Qualcomm’s Durga Malladi says innovation attempts will inevitably be riddled with failures. You try and the odds are it will not work. “The key to developing an innovative mindset is to keep trying as you always learn something from failure,” says the senior vice president of engineering at the world’s largest provider of smartphone chips. Malladi has to date filed over 500 patents in the US.
As other patent holders in this column have said, filing for a patent is not rocket science. Once you file one, the next is relatively simpler, as one understands what can become a patent, and the process of filing it.
“But it requires lots of patience. Invention should be a part of your life and not a job. You should be having fun doing it. When you think of filing your first patent, you have an idea, but can you prove it is actually an invention? One needs to interact with lawyers, which helps to clarify your thoughts, and you need to think of multiple ways to solve the problem,” Malladi says.
Malladi did BS from IIT Madras, and then did a PhD from the University of California in adaptive signal processing. He joined qualcomm immediately after. Over the past 24 years, he has headed many departments. He is now on the business side, but technology, he says, remains his first love.
He recollects working on satellite communications, a project that did not work.
But he says the failure was the best one he had, as the team learnt a lot, and they later applied those learnings to 3G, 4G and 5G research. “Our idea was to connect to anywhere in the world using satellite communications. The design was good, but it was a commercial failure. That made me realise that a great idea may not be a commercial success.”
Malladi says you should not think immediately of commercialising. “Go from a whiteboard phase, writing equations, doing simulations and analysis, to the prototyping phase. In this process, you will learn a lot about eventual commercialisation, and the practical limitations of what you are doing.”

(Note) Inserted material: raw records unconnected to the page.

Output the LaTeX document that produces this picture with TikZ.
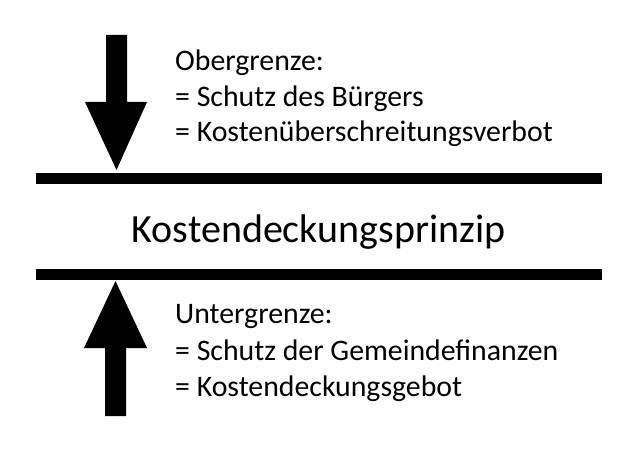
\documentclass[tikz,border=0pt]{standalone}
\usepackage{fontspec}
\setmainfont{Carlito}
\begin{document}
\begin{tikzpicture}[x=1pt,y=-1pt,
  lbl/.style={anchor=base west,inner sep=0pt,font=\fontsize{29.8}{32}\selectfont},
  title/.style={anchor=base,inner sep=0pt,font=\fontsize{40}{44}\selectfont},
  bar/.style={fill=black},
  arrowshape/.style={fill=black}]
\useasboundingbox (0,0) rectangle (637,457);
% bars
\fill[bar] (36,173) rectangle (602,184);
\fill[bar] (36,269) rectangle (602,280);
% top arrow (down)
\fill[arrowshape] (106,35) -- (127,35) -- (127,102) -- (147,102) -- (116.5,170) -- (85,102) -- (106,102) -- cycle;
% bottom arrow (up)
\fill[arrowshape] (105,416) -- (126,416) -- (126,348) -- (147,348) -- (115.5,281) -- (84,348) -- (105,348) -- cycle;
% center
\node[title] (main) at (318.5,242) {Kostendeckungsprinzip};
% top text
\node[lbl] (o1) at (175,71) {Obergrenze:};
\node[lbl] (o2) at (175,107) {= Schutz des Bürgers};
\node[lbl] (o3) at (175,142) {= Kostenüberschreitungsverbot};
% bottom text
\node[lbl] (u1) at (175,323) {Untergrenze:};
\node[lbl] (u2) at (175,360) {= Schutz der Gemeindefinanzen};
\node[lbl] (u3) at (175,396) {= Kostendeckungsgebot};
\end{tikzpicture}
\end{document}
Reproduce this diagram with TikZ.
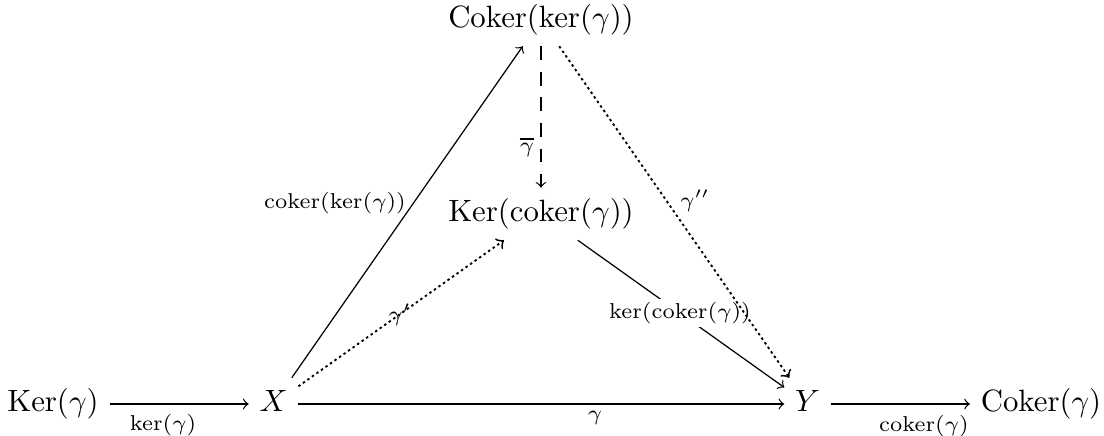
\documentclass[tikz,border=0pt]{standalone}
\begin{document}
\begin{tikzpicture}[x=0.3247pt,y=-0.3247pt,
  obj/.style={inner sep=3.333pt, text height=7.5pt, text depth=2.5pt},
  lab/.style={font=\scriptsize, inner sep=0pt},
  arr/.style={->, line width=0.4pt},
  dotarr/.style={arr, dash pattern=on 0.8pt off 1pt, line width=0.6pt},
  dasharr/.style={arr, dash pattern=on 4.5pt off 3.8pt}]
\useasboundingbox (0,0) rectangle (1104,436);
\node[obj] (K) at (53,404) {$\mathrm{Ker}(\gamma)$};
\node[obj] (X) at (273.5,404) {$X$};
\node[obj] (Y) at (807.5,404) {$Y$};
\node[obj] (CK) at (1041,404) {$\mathrm{Coker}(\gamma)$};
\node[obj] (A) at (541,20) {$\mathrm{Coker}(\ker(\gamma))$};
\node[obj] (B) at (541,214) {$\mathrm{Ker}(\mathrm{coker}(\gamma))$};
\draw[arr] (K) -- (X);
\draw[arr] (X) -- (Y);
\draw[arr] (Y) -- (CK);
\draw[arr] (X) -- (A);
\draw[dotarr] (X) -- (B);
\draw[dasharr] (A) -- (B);
\draw[arr] (B) -- (Y);
\node[lab, fill=white, inner sep=1pt] (l8) at (680,313) {$\ker(\mathrm{coker}(\gamma))$};
\draw[dotarr] (A) -- (Y);
\node[lab] (l1) at (163,425) {$\ker(\gamma)$};
\node[lab] (l2) at (595,418) {$\gamma$};
\node[lab] (l3) at (924,426) {$\mathrm{coker}(\gamma)$};
\node[lab] (l4) at (335,203) {$\mathrm{coker}(\ker(\gamma))$};
\node[lab] (l5) at (400,315) {$\gamma'$};
\node[lab] (l6) at (527,147) {$\overline{\gamma}$};
\node[lab] (l7) at (695,201) {$\gamma''$};
\end{tikzpicture}
\end{document}
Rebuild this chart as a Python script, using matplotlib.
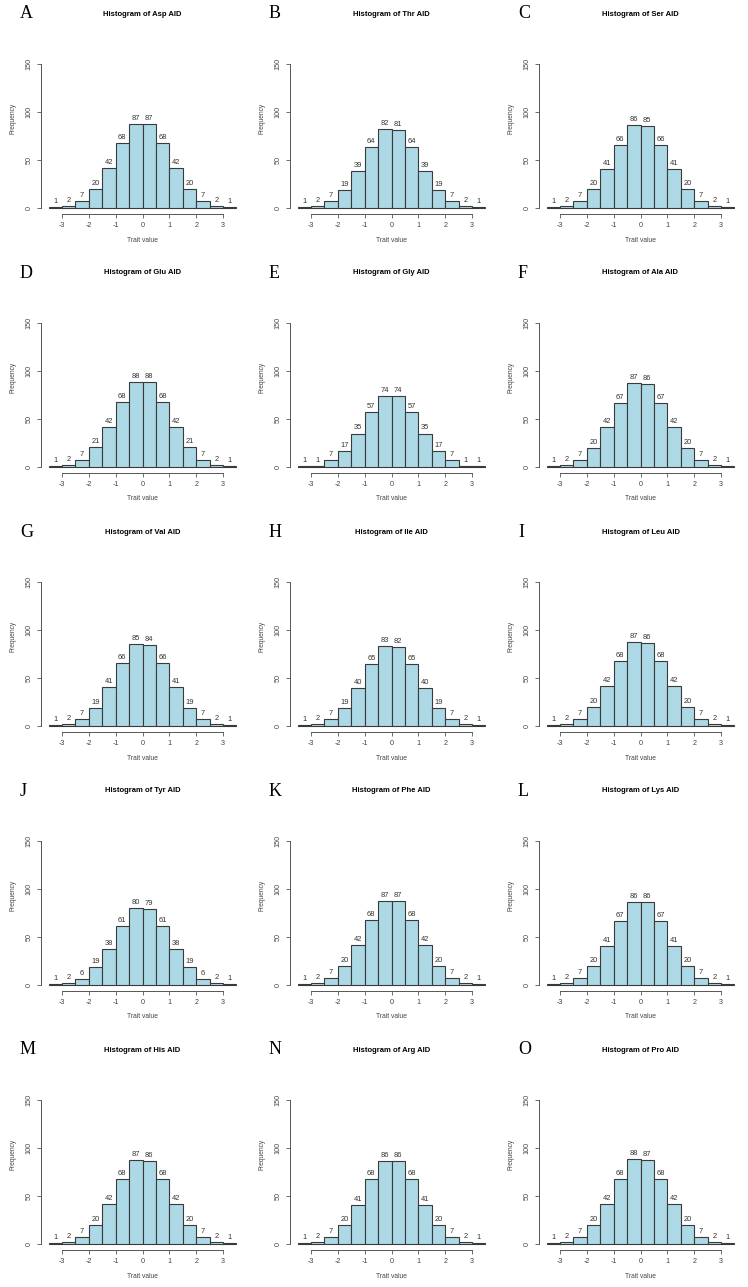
import matplotlib.pyplot as plt
import numpy as np

W, H = 748, 1287

letters = list("ABCDEFGHIJKLMNO")
traits = ["Asp", "Thr", "Ser", "Glu", "Gly", "Ala", "Val", "Ile", "Leu",
          "Tyr", "Phe", "Lys", "His", "Arg", "Pro"]
bin_edges = np.arange(-3.5, 3.51, 0.5)

# bar counts
asp = [1, 2, 7, 20, 42, 68, 87, 87, 68, 42, 20, 7, 2, 1]
thr = [1, 2, 7, 19, 39, 64, 82, 81, 64, 39, 19, 7, 2, 1]
ser = [1, 2, 7, 20, 41, 66, 86, 85, 66, 41, 20, 7, 2, 1]
glu = [1, 2, 7, 21, 42, 68, 88, 88, 68, 42, 21, 7, 2, 1]
gly = [1, 1, 7, 17, 35, 57, 74, 74, 57, 35, 17, 7, 1, 1]
ala = [1, 2, 7, 20, 42, 67, 87, 86, 67, 42, 20, 7, 2, 1]
val = [1, 2, 7, 19, 41, 66, 85, 84, 66, 41, 19, 7, 2, 1]
ile = [1, 2, 7, 19, 40, 65, 83, 82, 65, 40, 19, 7, 2, 1]
leu = [1, 2, 7, 20, 42, 68, 87, 86, 68, 42, 20, 7, 2, 1]
tyr = [1, 2, 6, 19, 38, 61, 80, 79, 61, 38, 19, 6, 2, 1]
phe = [1, 2, 7, 20, 42, 68, 87, 87, 68, 42, 20, 7, 2, 1]
lys = [1, 2, 7, 20, 41, 67, 86, 86, 67, 41, 20, 7, 2, 1]
his = [1, 2, 7, 20, 42, 68, 87, 86, 68, 42, 20, 7, 2, 1]
arg = [1, 2, 7, 20, 41, 68, 86, 86, 68, 41, 20, 7, 2, 1]
pro = [1, 2, 7, 20, 42, 68, 88, 87, 68, 42, 20, 7, 2, 1]
counts = [asp, thr, ser, glu, gly, ala, val, ile, leu, tyr, phe, lys, his, arg, pro]

plt.rcParams['font.family'] = ['Liberation Sans', 'DejaVu Sans']

fig = plt.figure(figsize=(W / 100, H / 100), dpi=100)
fig.patch.set_facecolor('white')

for i, (letter, trait, cnt) in enumerate(zip(letters, traits, counts)):
    r, c = divmod(i, 3)
    x0 = 1 + c * 249
    y0 = r * 259
    left, right, top, bottom = x0 + 40, x0 + 243, y0 + 58, y0 + 214
    ax = fig.add_axes([left / W, 1 - bottom / H, (right - left) / W, (bottom - top) / H])

    bars = ax.bar(bin_edges[:-1], cnt, width=0.5, align='edge',
                  color='lightblue', edgecolor='#3a3a3a', linewidth=0.8)
    ax.bar_label(bars, padding=1.5, fontsize=5.4, color='#333333')

    ax.set_xlim(-3.78, 3.78)
    ax.set_ylim(-6, 156)
    for s in ['top', 'right']:
        ax.spines[s].set_visible(False)
    ax.spines['left'].set_bounds(0, 150)
    ax.spines['bottom'].set_bounds(-3, 3)
    for s in ['left', 'bottom']:
        ax.spines[s].set_color('#555555')
        ax.spines[s].set_linewidth(0.7)

    ax.set_yticks([0, 50, 100, 150])
    ax.set_yticklabels(['0', '50', '100', '150'], rotation=90, va='center')
    ax.set_xticks(range(-3, 4))
    ax.set_xticklabels([str(v) for v in range(-3, 4)])
    ax.tick_params(length=3, width=0.6, color='#555555', labelsize=5.2,
                   labelcolor='#444444', pad=3)

    cx = (left + right) / 2
    fig.text(cx / W, 1 - (y0 + 14) / H, f"Histogram of {trait} AID",
             ha='center', va='center', fontsize=5.5, fontweight='bold')
    fig.text((x0 + 19) / W, 1 - (y0 + 14) / H, letter, ha='left', va='center',
             fontsize=13, family='Liberation Serif')
    fig.text((x0 + 12) / W, 1 - (y0 + 118) / H, "Frequency", rotation=90,
             ha='center', va='center', fontsize=4.8, color='#444444')
    fig.text(cx / W, 1 - (y0 + 240) / H, "Trait value",
             ha='center', va='center', fontsize=4.8, color='#444444')

fig.savefig('out.png', dpi=100)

In the mid-2000s, he was working on a project to establish communication between two devices directly without a network associated with it. But nobody wanted it. “And then eight years later, in 2014, we were trying to solve a different problem of vehicles communicating with each other, and we remembered this old technology.”
They reworked it. “When we started, it was supposed to be for two devices, but eventually it became a new technology. These days I see some of that technology in vehicles as we move to autonomous driving. That is the beauty of not focusing on the end-use case, but focusing only on the technology.”